Please output exactly the lines of the material from the first through the line containing "plt.rcParams['font.family'] = ['Liberation", and nothing more.
━━━━━━
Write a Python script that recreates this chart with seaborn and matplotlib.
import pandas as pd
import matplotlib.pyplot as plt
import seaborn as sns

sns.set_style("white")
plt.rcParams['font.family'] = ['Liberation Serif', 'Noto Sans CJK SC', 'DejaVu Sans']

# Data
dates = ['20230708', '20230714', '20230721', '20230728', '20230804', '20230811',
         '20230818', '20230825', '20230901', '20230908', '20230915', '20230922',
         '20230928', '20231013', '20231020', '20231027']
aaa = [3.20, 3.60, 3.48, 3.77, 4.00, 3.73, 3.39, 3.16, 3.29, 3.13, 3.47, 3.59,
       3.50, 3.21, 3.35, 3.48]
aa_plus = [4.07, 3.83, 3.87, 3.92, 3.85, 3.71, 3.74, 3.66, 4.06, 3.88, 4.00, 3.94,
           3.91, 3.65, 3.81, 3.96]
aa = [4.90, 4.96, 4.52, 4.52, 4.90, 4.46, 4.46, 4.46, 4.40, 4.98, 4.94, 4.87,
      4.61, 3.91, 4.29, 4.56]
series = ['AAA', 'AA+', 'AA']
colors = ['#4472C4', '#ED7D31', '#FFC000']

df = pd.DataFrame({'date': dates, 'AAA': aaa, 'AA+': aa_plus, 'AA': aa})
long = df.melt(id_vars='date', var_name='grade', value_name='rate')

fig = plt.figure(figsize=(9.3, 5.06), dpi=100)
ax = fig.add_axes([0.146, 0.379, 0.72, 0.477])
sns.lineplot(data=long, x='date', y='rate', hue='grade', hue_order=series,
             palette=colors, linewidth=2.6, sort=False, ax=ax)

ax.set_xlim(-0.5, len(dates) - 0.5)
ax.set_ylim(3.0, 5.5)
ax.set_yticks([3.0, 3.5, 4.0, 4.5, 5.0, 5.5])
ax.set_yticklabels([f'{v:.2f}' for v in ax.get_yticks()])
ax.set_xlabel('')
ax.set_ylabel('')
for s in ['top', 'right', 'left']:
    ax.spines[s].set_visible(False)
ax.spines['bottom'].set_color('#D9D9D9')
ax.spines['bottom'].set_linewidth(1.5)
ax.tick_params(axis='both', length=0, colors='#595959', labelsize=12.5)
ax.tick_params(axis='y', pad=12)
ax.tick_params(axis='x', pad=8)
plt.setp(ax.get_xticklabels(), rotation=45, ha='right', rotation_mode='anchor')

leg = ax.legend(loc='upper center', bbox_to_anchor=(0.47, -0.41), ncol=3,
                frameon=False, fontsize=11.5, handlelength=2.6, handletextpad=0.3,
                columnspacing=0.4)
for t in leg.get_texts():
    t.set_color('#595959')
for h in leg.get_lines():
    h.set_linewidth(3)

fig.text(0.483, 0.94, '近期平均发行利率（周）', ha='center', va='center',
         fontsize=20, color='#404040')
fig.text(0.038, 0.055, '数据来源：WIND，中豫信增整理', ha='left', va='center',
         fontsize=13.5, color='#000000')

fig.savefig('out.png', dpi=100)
━━━━━━
* SOLVED EXERCISE
Write a Python script that recreates this chart with seaborn and matplotlib.
import pandas as pd
import matplotlib.pyplot as plt
import seaborn as sns

sns.set_style("white")
plt.rcParams['font.family'] = ['Liberation Serif', 'Noto Sans CJK SC', 'DejaVu Sans']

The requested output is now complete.